Harare - Zimbabwe's human rights commission will not investigate abuses committed before a power-sharing government was formed 2009, according to the text of a law obtained by AFP on Tuesday.
According to the law, which has already come into effect, the probe will not cover abuses committed during controversial land clearances or in the run-up to violence-plagued elections in 2008.
The commission will look into any abuses providing the investigation "shall not relate to an action or omission that occurred earlier than the February 13 2009".
That was the date at which the power-sharing cabinet was sworn in with President Robert Mugabe's political arch foe Morgan Tsvangirai as prime minister.
The creation of the commission is part of a package of reforms agreed to by the unity government.

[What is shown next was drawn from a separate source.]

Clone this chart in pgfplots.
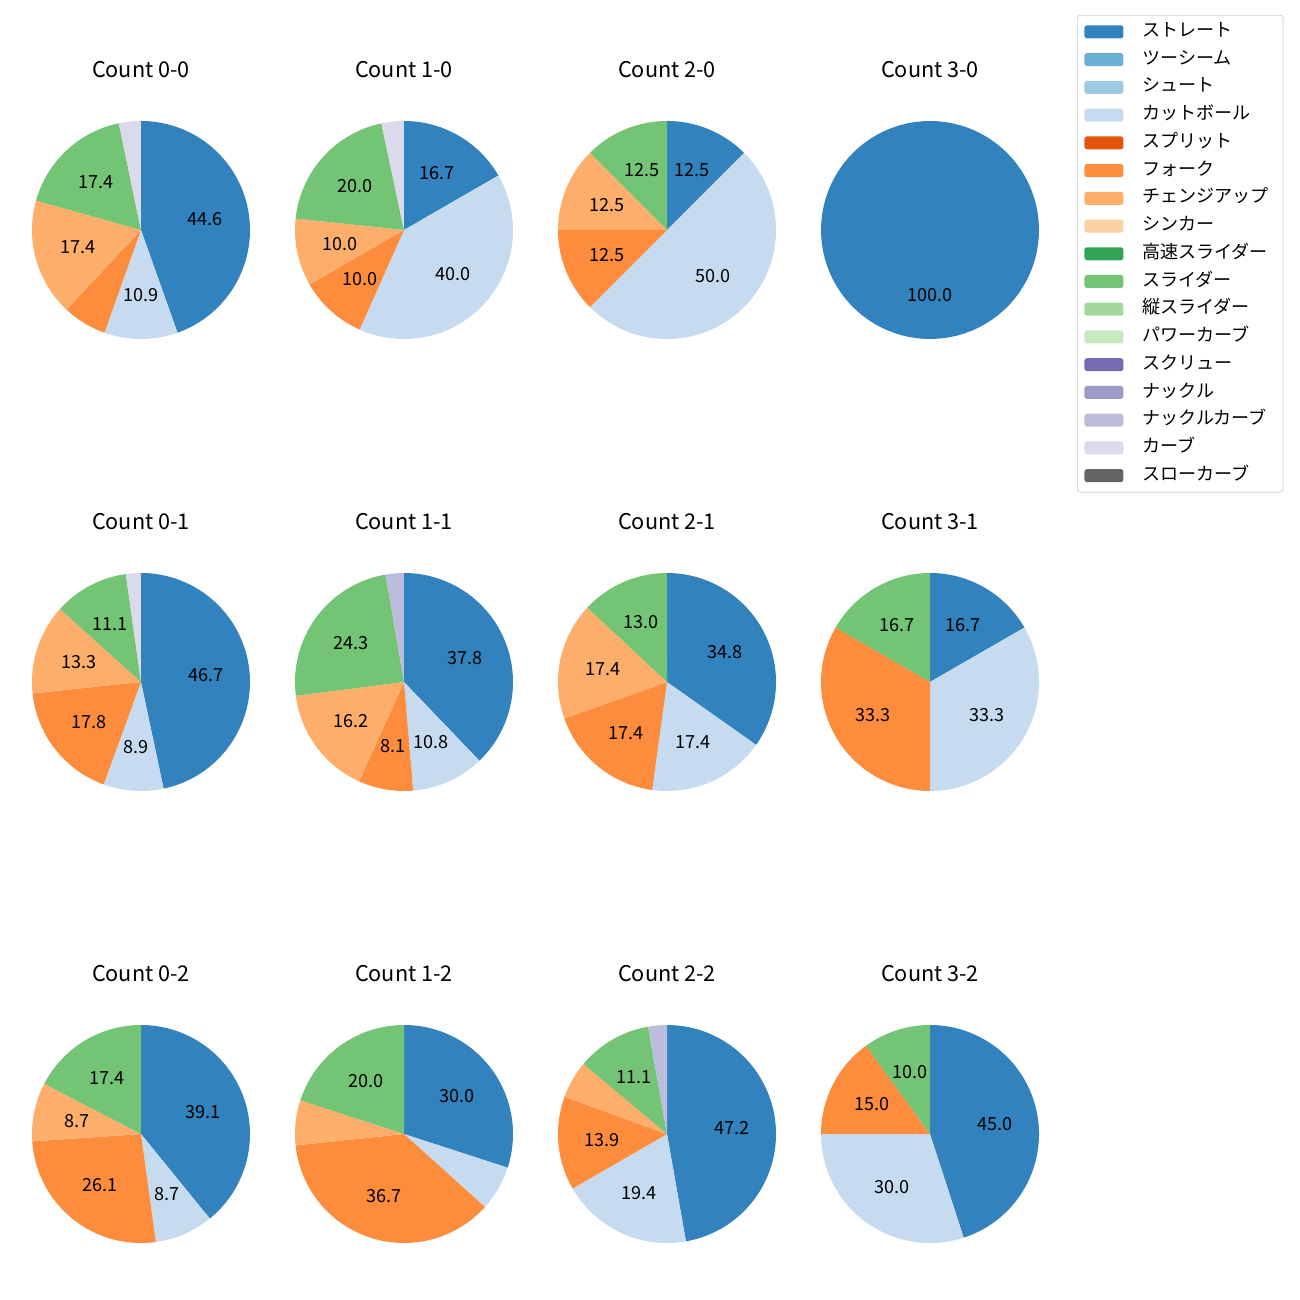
\documentclass[border=0pt]{standalone}
\usepackage{pgfplots}
\pgfplotsset{compat=1.18}
\usepackage{fontspec}
\setmainfont{Noto Sans CJK JP}
\definecolor{c1}{HTML}{3182BD}
\definecolor{c2}{HTML}{6BAED6}
\definecolor{c3}{HTML}{9ECAE1}
\definecolor{c4}{HTML}{C6DBEF}
\definecolor{c5}{HTML}{E6550D}
\definecolor{c6}{HTML}{FD8D3C}
\definecolor{c7}{HTML}{FDAE6B}
\definecolor{c8}{HTML}{FDD0A2}
\definecolor{c9}{HTML}{31A354}
\definecolor{c10}{HTML}{74C476}
\definecolor{c11}{HTML}{A1D99B}
\definecolor{c12}{HTML}{C7E9C0}
\definecolor{c13}{HTML}{756BB1}
\definecolor{c14}{HTML}{9E9AC8}
\definecolor{c15}{HTML}{BCBDDC}
\definecolor{c16}{HTML}{DADAEB}
\definecolor{c17}{HTML}{636363}
\newcommand\labfont{\fontsize{10}{12}\selectfont}
\newcommand\titfont{\fontsize{12}{14}\selectfont}
\newcommand\cum{0}
\newcommand\slice[3]{%
  \pgfmathsetmacro\aS{90-3.6*\cum}%
  \pgfmathsetmacro\newcum{\cum+#1}%
  \pgfmathsetmacro\aE{90-3.6*\newcum}%
  \pgfmathsetmacro\aM{(\aS+\aE)/2}%
  \pgfmathsetmacro\lx{0.6*cos(\aM)}%
  \pgfmathsetmacro\ly{0.6*sin(\aM)}%
  \edef\tmp{\noexpand\addplot[fill=#2, draw=none, domain=\aE:\aS, samples=90, variable=\noexpand\t] ({cos(\noexpand\t)},{sin(\noexpand\t)}) -- (axis cs:0,0) -- cycle;
    \noexpand\node[font=\noexpand\labfont, inner sep=0pt] at (axis cs:\lx,\ly) {#3};}%
  \tmp
  \xdef\cum{\newcum}%
}
\pgfplotsset{pieax/.style={hide axis, x=60.37pt, y=60.37pt, xmin=-1.1, xmax=1.1, ymin=-1.1, ymax=1.1,
  anchor=center, clip=false, no markers,
  title style={at={(0.5,1)}, anchor=center, yshift=16.7pt, font=\titfont, inner sep=0pt}}}
\begin{document}
\begin{tikzpicture}
\useasboundingbox (0,0) rectangle (720pt,-720pt);
% row 1
\begin{axis}[pieax, at={(78.09pt,-127.38pt)}, title={Count 0-0}]
\xdef\cum{0}
\slice{44.57}{c1}{44.6}
\slice{10.87}{c4}{10.9}
\slice{6.52}{c6}{}
\slice{17.39}{c7}{17.4}
\slice{17.39}{c10}{17.4}
\slice{3.26}{c16}{}
\end{axis}
\begin{axis}[pieax, at={(223.75pt,-127.38pt)}, title={Count 1-0}]
\xdef\cum{0}
\slice{16.67}{c1}{16.7}
\slice{40.00}{c4}{40.0}
\slice{10.00}{c6}{10.0}
\slice{10.00}{c7}{10.0}
\slice{20.00}{c10}{20.0}
\slice{3.33}{c16}{}
\end{axis}
\begin{axis}[pieax, at={(369.42pt,-127.38pt)}, title={Count 2-0}]
\xdef\cum{0}
\slice{12.5}{c1}{12.5}
\slice{50.0}{c4}{50.0}
\slice{12.5}{c6}{12.5}
\slice{12.5}{c7}{12.5}
\slice{12.5}{c10}{12.5}
\end{axis}
\begin{axis}[pieax, at={(515.08pt,-127.38pt)}, title={Count 3-0}]
\xdef\cum{0}
\slice{100}{c1}{100.0}
\end{axis}
% row 2
\begin{axis}[pieax, at={(78.09pt,-377.72pt)}, title={Count 0-1}]
\xdef\cum{0}
\slice{46.67}{c1}{46.7}
\slice{8.89}{c4}{8.9}
\slice{17.78}{c6}{17.8}
\slice{13.33}{c7}{13.3}
\slice{11.11}{c10}{11.1}
\slice{2.22}{c16}{}
\end{axis}
\begin{axis}[pieax, at={(223.75pt,-377.72pt)}, title={Count 1-1}]
\xdef\cum{0}
\slice{37.84}{c1}{37.8}
\slice{10.81}{c4}{10.8}
\slice{8.11}{c6}{8.1}
\slice{16.22}{c7}{16.2}
\slice{24.32}{c10}{24.3}
\slice{2.70}{c15}{}
\end{axis}
\begin{axis}[pieax, at={(369.42pt,-377.72pt)}, title={Count 2-1}]
\xdef\cum{0}
\slice{34.78}{c1}{34.8}
\slice{17.39}{c4}{17.4}
\slice{17.39}{c6}{17.4}
\slice{17.39}{c7}{17.4}
\slice{13.04}{c10}{13.0}
\end{axis}
\begin{axis}[pieax, at={(515.08pt,-377.72pt)}, title={Count 3-1}]
\xdef\cum{0}
\slice{16.67}{c1}{16.7}
\slice{33.33}{c4}{33.3}
\slice{33.33}{c6}{33.3}
\slice{16.67}{c10}{16.7}
\end{axis}
% row 3
\begin{axis}[pieax, at={(78.09pt,-628.06pt)}, title={Count 0-2}]
\xdef\cum{0}
\slice{39.13}{c1}{39.1}
\slice{8.70}{c4}{8.7}
\slice{26.09}{c6}{26.1}
\slice{8.70}{c7}{8.7}
\slice{17.39}{c10}{17.4}
\end{axis}
\begin{axis}[pieax, at={(223.75pt,-628.06pt)}, title={Count 1-2}]
\xdef\cum{0}
\slice{30.00}{c1}{30.0}
\slice{6.67}{c4}{}
\slice{36.67}{c6}{36.7}
\slice{6.67}{c7}{}
\slice{20.00}{c10}{20.0}
\end{axis}
\begin{axis}[pieax, at={(369.42pt,-628.06pt)}, title={Count 2-2}]
\xdef\cum{0}
\slice{47.22}{c1}{47.2}
\slice{19.44}{c4}{19.4}
\slice{13.89}{c6}{13.9}
\slice{5.56}{c7}{}
\slice{11.11}{c10}{11.1}
\slice{2.78}{c15}{}
\end{axis}
\begin{axis}[pieax, at={(515.08pt,-628.06pt)}, title={Count 3-2}]
\xdef\cum{0}
\slice{45.0}{c1}{45.0}
\slice{30.0}{c4}{30.0}
\slice{15.0}{c6}{15.0}
\slice{10.0}{c10}{10.0}
\end{axis}
% legend
\begin{axis}[at={(596.5pt,-8.31pt)}, anchor=north west, hide axis, scale only axis,
  width=10pt, height=10pt, xmin=0, xmax=1, ymin=0, ymax=1,
  legend cell align=left,
  legend image code/.code={\fill[#1] (0pt,-3.6pt) rectangle (21.6pt,3.6pt);},
  legend style={at={(0,1)}, anchor=north west, draw=black!20, fill=white, rounded corners=1.5pt,
    font=\labfont, inner xsep=3.9pt, inner ysep=4pt, row sep=5.06pt,
    nodes={inner sep=0pt, text height=7.7pt, text depth=2.6pt, text width=74pt, align=left},
    /tikz/every odd column/.append style={column sep=10.5pt}}]
\addlegendimage{fill=c1, draw=none}\addlegendentry{ストレート}
\addlegendimage{fill=c2, draw=none}\addlegendentry{ツーシーム}
\addlegendimage{fill=c3, draw=none}\addlegendentry{シュート}
\addlegendimage{fill=c4, draw=none}\addlegendentry{カットボール}
\addlegendimage{fill=c5, draw=none}\addlegendentry{スプリット}
\addlegendimage{fill=c6, draw=none}\addlegendentry{フォーク}
\addlegendimage{fill=c7, draw=none}\addlegendentry{チェンジアップ}
\addlegendimage{fill=c8, draw=none}\addlegendentry{シンカー}
\addlegendimage{fill=c9, draw=none}\addlegendentry{高速スライダー}
\addlegendimage{fill=c10, draw=none}\addlegendentry{スライダー}
\addlegendimage{fill=c11, draw=none}\addlegendentry{縦スライダー}
\addlegendimage{fill=c12, draw=none}\addlegendentry{パワーカーブ}
\addlegendimage{fill=c13, draw=none}\addlegendentry{スクリュー}
\addlegendimage{fill=c14, draw=none}\addlegendentry{ナックル}
\addlegendimage{fill=c15, draw=none}\addlegendentry{ナックルカーブ}
\addlegendimage{fill=c16, draw=none}\addlegendentry{カーブ}
\addlegendimage{fill=c17, draw=none}\addlegendentry{スローカーブ}
\end{axis}
\end{tikzpicture}
\end{document}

According to the act, the panel will provide redress for violations of human rights and for injustices.
It will be able to "conduct investigations on its own initiative or on receipt of complaints."
But critics say the panel's scope is so narrow as to be meaningless.
Torture and beatings
Zimbabwe Lawyers for Human Rights called on the government to "urgently establish an independent and credible mechanism to deal with issues relating to past human rights violations and atrocities."
"This independent mechanism must be mandated to deal with all past human rights violations."
The organisation said such an inquiry should investigate crimes committed during the colonial period as well as post-independence ethnic violence and the Mugabe government's "Operation Murambatsvina".
The operation, which in the Shona language means "clean out the rubbish", was a series of forced slum evictions which began in 2005 and resulted in 700 000 people losing their homes and affected 2.4 million people according to a UN report.
Zimbabwe Lawyers for Human Rights said the panel should also investigate violence ahead of the 2008 vote.
Human rights groups reported that the vote was marred by instances of political assassination, state-sponsored torture and beatings.